Phosphorus cycling mechanisms in lake sediments affected by algal biomass

Algal blooms, intensified by eutrophication, pose persistent ecological challenges in aquatic systems. This study investigated the transformation of phosphorus (P) in lake surface sediments under anaerobic conditions using microcosms amended with varying amounts of Lyngbya, a cyanobacterium, to evaluate the impact of algal biomass. Phosphorus pools were monitored via sequential extraction and microbial communities were characterized through 16S rRNA gene sequencing. Results showed that higher algal biomass loadings markedly enhanced P solubilization and mineralization, leading to a significant increase in total extractable P. Sequential extraction further indicated a shift from mineral-bound P to more labile forms over time, particularly in treatments with elevated biomass loadings.
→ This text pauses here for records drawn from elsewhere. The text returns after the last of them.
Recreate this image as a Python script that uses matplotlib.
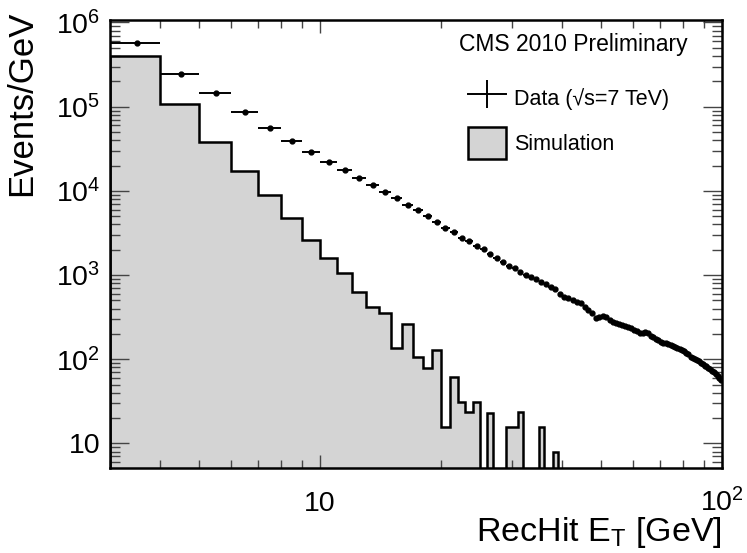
import numpy as np
import matplotlib
matplotlib.use('Agg')
import matplotlib.pyplot as plt
from matplotlib.ticker import FixedLocator, FixedFormatter, NullFormatter
from matplotlib.lines import Line2D
from matplotlib.patches import Patch

plt.rcParams['font.family'] = ['Liberation Sans', 'DejaVu Sans']
plt.rcParams['mathtext.fontset'] = 'custom'
plt.rcParams['mathtext.rm'] = 'Liberation Sans'
plt.rcParams['mathtext.it'] = 'Liberation Sans:italic'

# ---- data ----
bin_edges = np.arange(3, 101)  # 1 GeV bins from 3 to 100 GeV

data_values = [
    5.77e5, 2.45e5, 1.47e5, 8.6e4, 5.55e4, 3.92e4, 2.90e4, 2.19e4, 1.77e4, 1.42e4,
    1.16e4, 9.6e3, 8.3e3, 6.8e3, 5.9e3, 5.0e3, 4.24e3, 3.66e3, 3.27e3, 2.76e3,
    2.54e3, 2.23e3, 2.04e3, 1.77e3, 1.58e3, 1.42e3, 1.29e3, 1.20e3, 1.08e3, 1.00e3,
    950, 890, 834, 775, 730, 690, 600, 555, 535, 510,
    482, 460, 420, 384, 351, 310, 318, 322, 315, 292,
    280, 267, 262, 255, 248, 243, 232, 222, 215, 205,
    203, 210, 205, 188, 182, 175, 169, 160, 154, 156,
    153, 147, 143, 140, 136, 132, 128, 124, 119, 114,
    106, 102, 100, 98, 94, 90, 88, 84, 82, 79,
    76, 73, 70, 66, 64, 60, 56,
]

sim_values = [
    4.01e5, 1.08e5, 3.85e4, 1.72e4, 8.93e3, 4.72e3, 2.61e3, 1.58e3, 1.05e3, 634,
    414, 351, 137, 260, 107, 78, 128, 15.8, 62, 31.3,
    23.8, 30.8, 0, 23.1, 0, 0, 15.8, 15.8, 23.4, 0,
    0, 0, 15.8, 0, 0, 7.9,
] + [0] * 61

y_tick_values = [10, 1e2, 1e3, 1e4, 1e5, 1e6]
y_tick_labels = ['10', r'$\mathregular{10^{2}}$', r'$\mathregular{10^{3}}$',
                 r'$\mathregular{10^{4}}$', r'$\mathregular{10^{5}}$', r'$\mathregular{10^{6}}$']
x_tick_values = [10, 100]
x_tick_labels = ['10', r'$\mathregular{10^{2}}$']

# ---- figure ----
fig = plt.figure(figsize=(7.47, 5.53), dpi=100)
ax = fig.add_axes([0.1473, 0.1537, 0.8192, 0.8101])

edges = np.asarray(bin_edges, dtype=float)
sim = np.asarray(sim_values, dtype=float)
floor = 1e-3
sim_plot = np.where(sim > 0, sim, floor)

ax.stairs(sim_plot, edges, baseline=floor, fill=True, color='#d4d4d4', lw=0, zorder=1)
ax.stairs(sim_plot, edges, baseline=floor, fill=False, color='black', lw=1.8, zorder=2)

centers = 0.5 * (edges[:-1] + edges[1:])
half_w = 0.5 * np.diff(edges)
ax.errorbar(centers, data_values, xerr=half_w, fmt='o', color='black', ms=3.5,
            elinewidth=1.4, capsize=0, zorder=3)

ax.set_xscale('log')
ax.set_yscale('log')
ax.set_xlim(3, 100)
ax.set_ylim(5.1, 1.07e6)

ax.yaxis.set_major_locator(FixedLocator(y_tick_values))
ax.yaxis.set_major_formatter(FixedFormatter(y_tick_labels))
ax.xaxis.set_major_locator(FixedLocator(x_tick_values))
ax.xaxis.set_major_formatter(FixedFormatter(x_tick_labels))
ax.xaxis.set_minor_formatter(NullFormatter())
ax.yaxis.set_minor_formatter(NullFormatter())

ax.tick_params(axis='both', which='both', direction='in', top=True, right=True,
               color='#444444', width=1.0)
ax.tick_params(axis='y', which='major', length=14, labelsize=20.5, pad=7)
ax.tick_params(axis='y', which='minor', length=7)
ax.tick_params(axis='x', which='major', length=9.5, labelsize=20.5, pad=31)
ax.tick_params(axis='x', which='minor', length=5.5)
for lab in ax.get_xticklabels():
    lab.set_va('baseline')

for sp in ax.spines.values():
    sp.set_linewidth(1.8)
    sp.set_zorder(5)

ax.set_ylabel('Events/GeV', fontsize=25, loc='top')
ax.yaxis.set_label_coords(-0.118, 1.022)
ax.set_xlabel(r'RecHit $\mathregular{E_{T}}$ [GeV]', fontsize=24.5, loc='right')
ax.xaxis.set_label_coords(1.0, -0.105)

ax.text(0.9444, 0.9464, 'CMS 2010 Preliminary', transform=ax.transAxes,
        ha='right', va='center', fontsize=16.5)

handles = [
    Line2D([], [], color='black', lw=1.4, marker='|', markersize=20, markeredgewidth=1.4),
    Patch(facecolor='#d4d4d4', edgecolor='black', lw=1.8),
]
ax.legend(handles, ['Data (√s=7 TeV)', 'Simulation'], loc='upper left',
          bbox_to_anchor=(0.5845, 0.8605), borderaxespad=0, borderpad=0,
          frameon=False, fontsize=15.5, handlelength=1.8, handleheight=1.9,
          handletextpad=0.34, labelspacing=0.6)

fig.savefig('out.png', dpi=100)
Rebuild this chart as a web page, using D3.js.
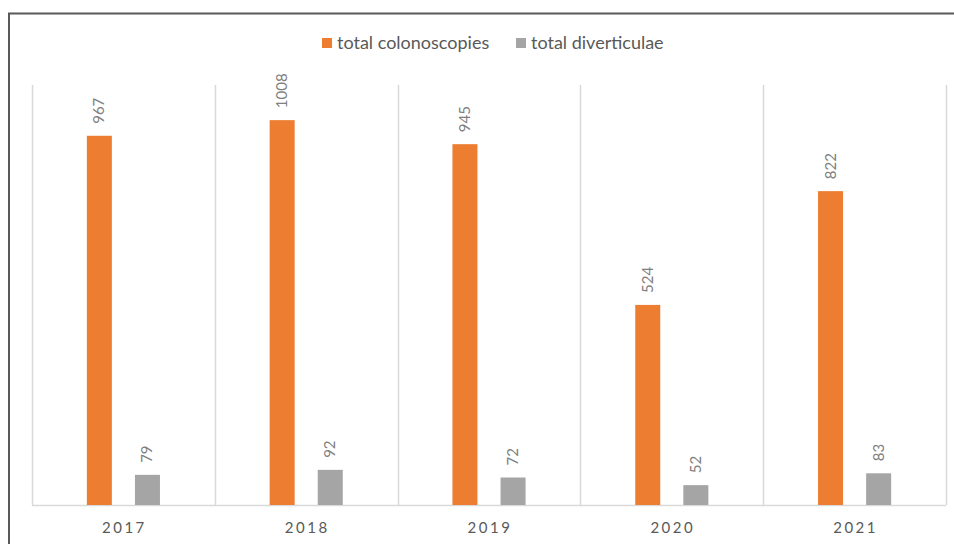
<!DOCTYPE html>
<html>
<head>
<meta charset="utf-8">
<script src="https://cdn.jsdelivr.net/npm/d3@7"></script>
<style>
  body { margin: 0; background: #fff; }
  svg { display: block; }
</style>
</head>
<body>
<div id="chart"></div>
<script>
// Chart data
const years = ['2017', '2018', '2019', '2020', '2021'];
const colonoscopies = [967, 1008, 945, 524, 822];
const diverticulae = [79, 92, 72, 52, 83];
const seriesNames = ['total colonoscopies', 'total diverticulae'];
const seriesColors = ['#ed7d31', '#a5a5a5'];

const width = 954, height = 544;
const margin = { top: 85, right: 8, bottom: 39, left: 32 };

const svg = d3.select('#chart').append('svg')
    .attr('width', width)
    .attr('height', height);

// Outer frame (runs off right and bottom edges)
svg.append('rect')
    .attr('x', 9).attr('y', 13.5)
    .attr('width', 960).attr('height', 560)
    .attr('fill', 'none')
    .attr('stroke', '#595959')
    .attr('stroke-width', 2);

const x = d3.scaleBand()
    .domain(years)
    .range([margin.left, width - margin.right]);

const y = d3.scaleLinear()
    .domain([0, 1100])
    .range([height - margin.bottom, margin.top]);

const inner = d3.scaleBand()
    .domain(seriesNames)
    .range([0, x.bandwidth()])
    .paddingInner(0.48)
    .paddingOuter(1.14);

// Category separators
const bounds = years.map(d => x(d)).concat([x(years[years.length - 1]) + x.bandwidth()]);
svg.append('g')
    .selectAll('line')
    .data(bounds)
    .join('line')
    .attr('x1', d => Math.round(d) + 0.5)
    .attr('x2', d => Math.round(d) + 0.5)
    .attr('y1', y(1100))
    .attr('y2', y(0))
    .attr('stroke', '#d9d9d9')
    .attr('stroke-width', 1.5);

// Baseline
svg.append('line')
    .attr('x1', margin.left).attr('x2', width - margin.right)
    .attr('y1', y(0) + 0.5).attr('y2', y(0) + 0.5)
    .attr('stroke', '#d9d9d9')
    .attr('stroke-width', 1.5);

const rows = years.map((yr, i) => ({
    year: yr,
    values: [
        { key: seriesNames[0], value: colonoscopies[i], color: seriesColors[0] },
        { key: seriesNames[1], value: diverticulae[i], color: seriesColors[1] }
    ]
}));

const groups = svg.append('g')
    .selectAll('g')
    .data(rows)
    .join('g')
    .attr('transform', d => `translate(${x(d.year)},0)`);

groups.selectAll('rect')
    .data(d => d.values)
    .join('rect')
    .attr('x', d => inner(d.key))
    .attr('width', inner.bandwidth())
    .attr('y', d => y(d.value))
    .attr('height', d => y(0) - y(d.value))
    .attr('fill', d => d.color);

// Value labels, rotated
groups.selectAll('text')
    .data(d => d.values)
    .join('text')
    .attr('transform', d => `translate(${inner(d.key) + inner.bandwidth() / 2 + 5},${y(d.value) - 12}) rotate(-90)`)
    .attr('text-anchor', 'start')
    .attr('font-family', 'Lato, "Open Sans", sans-serif')
    .attr('font-size', '15px')
    .attr('fill', '#7f7f7f')
    .text(d => d.value);

// X axis labels
svg.append('g')
    .selectAll('text')
    .data(years)
    .join('text')
    .attr('x', d => x(d) + x.bandwidth() / 2 + 1)
    .attr('y', 533)
    .attr('text-anchor', 'middle')
    .attr('font-family', 'Lato, "Open Sans", sans-serif')
    .attr('font-size', '15px')
    .attr('letter-spacing', '2.5px')
    .attr('fill', '#595959')
    .text(d => d);

// Legend
const legendItems = [
    { name: seriesNames[0], color: seriesColors[0], x: 322 },
    { name: seriesNames[1], color: seriesColors[1], x: 516 }
];
const legend = svg.append('g')
    .selectAll('g')
    .data(legendItems)
    .join('g')
    .attr('transform', d => `translate(${d.x},38)`);

legend.append('rect')
    .attr('width', 10).attr('height', 10)
    .attr('fill', d => d.color);

legend.append('text')
    .attr('x', 15)
    .attr('y', 11)
    .attr('font-family', 'Lato, "Open Sans", sans-serif')
    .attr('font-size', '18px')
    .attr('fill', '#595959')
    .text(d => d.name);
</script>
</body>
</html>
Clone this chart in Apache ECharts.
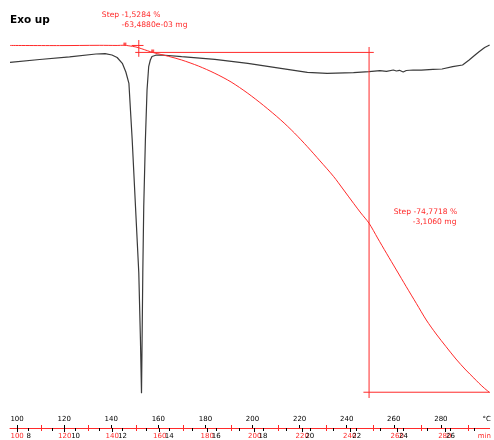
<!DOCTYPE html>
<html><head><meta charset="utf-8">
<script src="https://cdn.jsdelivr.net/npm/echarts@6/dist/echarts.min.js"></script>
<style>html,body{margin:0;padding:0;background:#fff}#c{width:494px;height:440px}</style>
</head><body><div id="c"></div>
<script>
// ---- DSC curve (temperature °C, heat flow arbitrary units, exo up) ----
const dscTemp = [97.0,109.6,122.3,133.5,137.4,140.3,142.5,144.7,146.2,147.5,148.9,150.3,151.7,152.4,152.85,153.1,153.4,153.8,154.5,155.2,155.9,156.6,157.3,158.9,161.5,169.9,184.0,198.0,212.0,223.3,231.7,242.9,249.5,254.1,256.9,259.8,261.1,262.4,264.0,265.3,268.2,271.7,276.6,280.5,285.0,289.2,292.0,294.0,296.2,298.6,300.7];
const dscHeatFlow = [-0.743,-0.65,-0.56,-0.467,-0.457,-0.5,-0.583,-0.777,-1.067,-1.443,-3.333,-5.557,-7.767,-10.0,-11.777,-10.0,-7.767,-5.557,-3.333,-1.667,-0.89,-0.667,-0.55,-0.507,-0.5,-0.557,-0.643,-0.777,-0.943,-1.077,-1.11,-1.09,-1.057,-1.023,-1.043,-1.0,-1.033,-1.01,-1.067,-1.017,-1.0,-1.007,-0.977,-0.967,-0.89,-0.833,-0.667,-0.533,-0.39,-0.25,-0.167];
// ---- TGA curve (temperature °C, mass %) ----
const tgaTemp = [97.0,118.0,134.9,142.5,145.4,147.5,150.5,153.0,155.5,158.0,164.3,169.9,177.0,184.0,190.9,198.0,204.7,212.0,217.8,223.3,228.7,234.5,238.4,242.9,246.0,249.5,253.1,256.9,261.1,265.3,269.6,273.8,278.0,282.2,286.4,290.6,294.0,296.2,298.6,300.7];
const tgaMass = [100.0,99.97,100.03,100.0,100.05,99.92,99.66,99.26,98.82,98.41,97.61,96.8,95.48,93.87,91.96,89.47,86.79,83.6,80.74,77.72,74.58,71.12,68.42,65.27,63.14,60.87,57.64,54.27,50.6,46.92,43.22,39.59,36.51,33.72,31.01,28.59,26.83,25.67,24.52,23.64];
// ---- step evaluation (temperature °C, mass %) ----
const step1Temp = 151.7, step1From = 100.0, step1To = 98.47;
const step2Temp = 249.5, step2To = 23.7;
const step1Points = [[145.8,100.3],[157.6,98.78]];
const step1Text = ['Step -1,5284 %', '-63,4880e-03 mg'];
const step2Text = ['Step -74,7718 %', '-3,1060 mg'];
// ---- tick labels ----
const tempLabels = [100,120,140,160,180,200,220,240,260,280];
const tempMinorTicks = [110,130,150,170,190,210,230,250,270,290];
const timeLabels = [8,10,12,14,16,18,20,22,24,26];
const timeTicks = [8,9,10,11,12,13,14,15,16,17,18,19,20,21,22,23,24,25,26,27];
const tempUnit = '°C', timeUnit = 'min';

const T0 = 97, T1 = 300.7;
const tOff = 25, rate = 10; // time = (T - 25)/10
const FONT = 'DejaVu Sans';
const RED = '#ff2a2a';
const GRID = {left:10, right:0, top:40, bottom:12};

function xAx(i, extra){
  const base = {type:'value', min:T0, max:T1, gridIndex:i, position:'bottom',
    splitLine:{show:false}, axisLine:{show:false, onZero:false}, axisTick:{show:false}, axisLabel:{show:false}};
  const o = Object.assign(base, extra);
  o.axisLine = Object.assign({onZero:false}, o.axisLine);
  return o;
}
function yAx(i){ return {type:'value', gridIndex:i, show:false, min:0, max:1, splitLine:{show:false}}; }

const chart = echarts.init(document.getElementById('c'), null, {renderer:'canvas'});
const lineSeries = (name, data, color, w, yIdx, smooth) => ({name, type:'line', xAxisIndex:0, yAxisIndex:yIdx, data, showSymbol:false, symbol:'none', smooth:smooth||false, lineStyle:{color, width:w}, silent:true, clip:false, z:3});

chart.setOption({
  animation:false,
  backgroundColor:'#fff',
  grid:[GRID,GRID,GRID,GRID,GRID].map(g=>Object.assign({}, g)),
  xAxis:[
    xAx(0, {axisLine:{show:true, lineStyle:{color:RED, width:1}},
        axisTick:{show:true, inside:true, length:3, customValues:tempLabels, lineStyle:{color:'#000'}},
        axisLabel:{show:true, inside:true, margin:5, color:'#000', fontSize:7, fontFamily:FONT,
          customValues:tempLabels.concat([299.5]), formatter:v=> v>290 ? tempUnit : String(v)}}),
    xAx(1, {axisTick:{show:true, inside:false, length:4, customValues:tempLabels, lineStyle:{color:'#000'}},
        axisLabel:{show:true, margin:5, color:RED, fontSize:7, fontFamily:FONT, customValues:tempLabels, formatter:v=>String(v)}}),
    xAx(2, {axisTick:{show:true, inside:true, length:3, customValues:tempMinorTicks, lineStyle:{color:RED}}}),
    xAx(3, {axisTick:{show:true, inside:false, length:3, customValues:tempMinorTicks, lineStyle:{color:RED}}}),
    xAx(4, {min:(T0-tOff)/rate, max:(T1-tOff)/rate,
     axisTick:{show:true, inside:false, length:3, customValues:timeTicks, lineStyle:{color:'#000'}},
     axisLabel:{show:true, margin:5, color:'#000', fontSize:7, fontFamily:FONT,
       customValues:timeLabels.concat([27.45]),
       formatter:v=> v>27 ? '{u|'+timeUnit+'}' : String(v), rich:{u:{color:RED, fontSize:7, fontFamily:FONT}}}})
  ],
  yAxis:[
    {type:'value', gridIndex:0, min:-12.933, max:0, show:false, splitLine:{show:false}},
    {type:'value', gridIndex:0, min:15.83, max:101.2, show:false, splitLine:{show:false}},
    yAx(1), yAx(2), yAx(3), yAx(4)
  ],
  series:[
    lineSeries('DSC', dscTemp.map((t,i)=>[t,dscHeatFlow[i]]), '#3a3a3a', 1.2, 0),
    lineSeries('TGA', tgaTemp.map((t,i)=>[t,tgaMass[i]]), RED, 1, 1, 0.3),
    lineSeries('s1v', [[step1Temp,101.2],[step1Temp,97.5]], RED, 1, 1),
    lineSeries('s1h', [[step1Temp-1.5,step1To],[step2Temp+2,step1To]], RED, 1, 1),
    lineSeries('s1t', [[step1Temp-3,step1From],[step1Temp+2,step1From]], RED, 1, 1),
    lineSeries('s2v', [[step2Temp,99.66],[step2Temp,22.43]], RED, 1, 1),
    lineSeries('s2h', [[step2Temp-2.4,step2To],[T1,step2To]], RED, 1, 1),
    {type:'scatter', xAxisIndex:0, yAxisIndex:1, data:step1Points, symbol:'rect', symbolSize:3, itemStyle:{color:RED}, silent:true, z:4}
  ]
});

function px(t, m){ return chart.convertToPixel({xAxisIndex:0, yAxisIndex:1}, [t, m]); }
const a1 = px(136.0, 107.5), b1 = px(144.4, 105.3);
const a2 = px(260.0, 64.3), b2 = px(268.0, 62.1);
const sf = '7.6px "DejaVu Sans"';
chart.setOption({graphic:[
  {type:'text', left:10, top:15, style:{text:'Exo up', font:'bold 10.5px "DejaVu Sans"', fill:'#000'}},
  {type:'text', x:a1[0], y:a1[1], style:{text:step1Text[0], font:sf, fill:RED}},
  {type:'text', x:b1[0], y:b1[1], style:{text:step1Text[1], font:sf, fill:RED}},
  {type:'text', x:a2[0], y:a2[1], style:{text:step2Text[0], font:sf, fill:RED}},
  {type:'text', x:b2[0], y:b2[1], style:{text:step2Text[1], font:sf, fill:RED}}
]});
</script></body></html>
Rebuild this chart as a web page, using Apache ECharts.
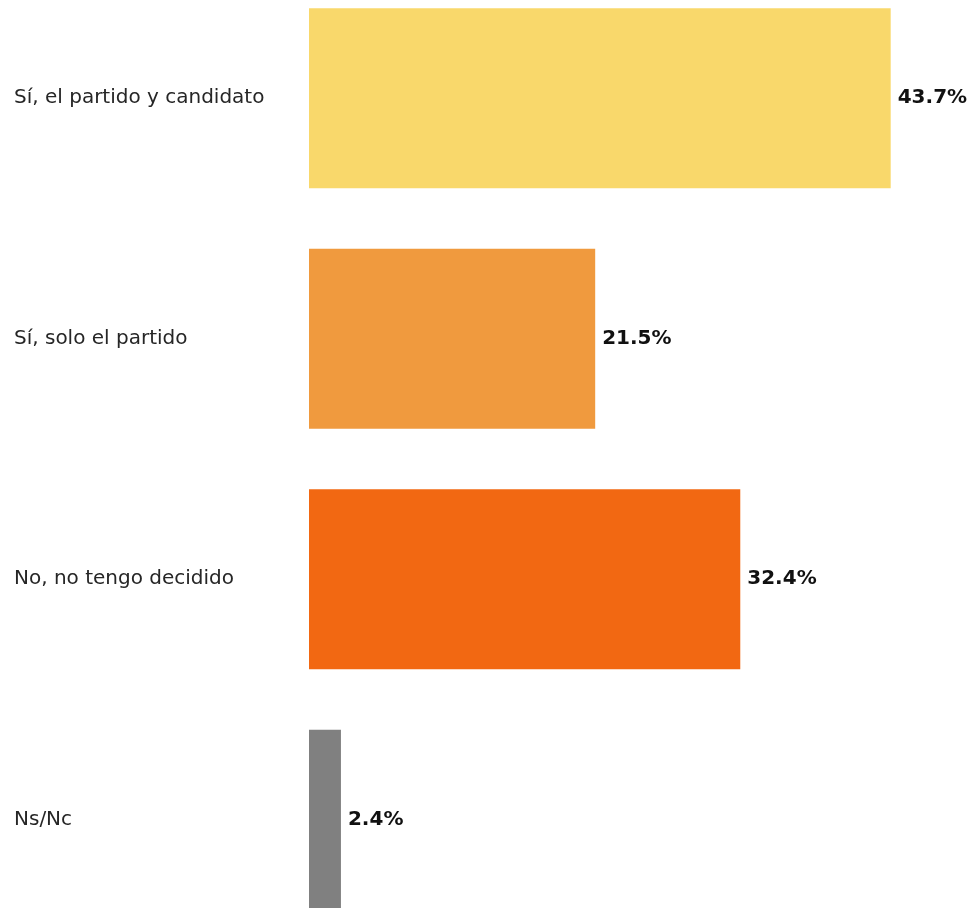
<!DOCTYPE html>
<html>
<head>
<meta charset="utf-8">
<script src="https://cdn.jsdelivr.net/npm/echarts@6/dist/echarts.min.js"></script>
<style>html,body{margin:0;padding:0;background:#fff;overflow:hidden;width:971px;height:908px;}#c{position:absolute;left:0;top:-22px;width:971px;height:962px;}</style>
</head>
<body>
<div id="c"></div>
<script>
var categories = ["Sí, el partido y candidato", "Sí, solo el partido", "No, no tengo decidido", "Ns/Nc"];
var values = [43.7, 21.5, 32.4, 2.4];
var colors = ["#F9D86B", "#F09A3E", "#F26812", "#808080"];

var chart = echarts.init(document.getElementById('c'), null, {renderer: 'canvas'});
chart.setOption({
  animation: false,
  backgroundColor: '#ffffff',
  grid: {left: 309, top: 0, width: 599, height: 962, containLabel: false},
  xAxis: {type: 'value', min: 0, max: 45, show: false},
  yAxis: {
    type: 'category', data: categories, inverse: true,
    axisLine: {show: false}, axisTick: {show: false},
    axisLabel: {align: 'left', margin: 295, fontSize: 20, color: '#262626', padding: [3, 0, 0, 0], fontFamily: '"DejaVu Sans", sans-serif'}
  },
  series: [{
    type: 'bar',
    data: values.map(function (v, i) { return {value: v, itemStyle: {color: colors[i]}}; }),
    barWidth: 180,
    label: {
      show: true, position: 'right', distance: 7,
      formatter: function (p) { return p.value.toFixed(1) + '%'; },
      fontSize: 20, fontWeight: 'bold', color: '#111111', fontFamily: '"DejaVu Sans", sans-serif'
    }
  }]
});
</script>
</body>
</html>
Solution ³¹P NMR confirmed the dominance of orthophosphate and a decline in monoester-P, suggesting active microbial turnover of organic P. Sediment chemistry analyses revealed an increase in Fe(II) and a shift toward more reducing conditions, implying reductive dissolution of Fe minerals that may contribute to subsequent release of Fe-bound P. Microbial community analysis highlighted Firmicutes dominance after long-term sediment incubation with high algal biomass input, along with considerable enrichment of anaerobic fermenters and Fe(III) reducers within this phylum. Furthermore, predictive microbial metabolic function profiling recognized possible pathway shifts due to high biomass loading, promoting organic matter fermentation and enhancing P solubilization. Collectively, these findings underscore the role of algal detritus in reshaping sedimentary P dynamics and offer new insights into internal P cycling mechanisms that may guide eutrophication management yielding long lasting effects.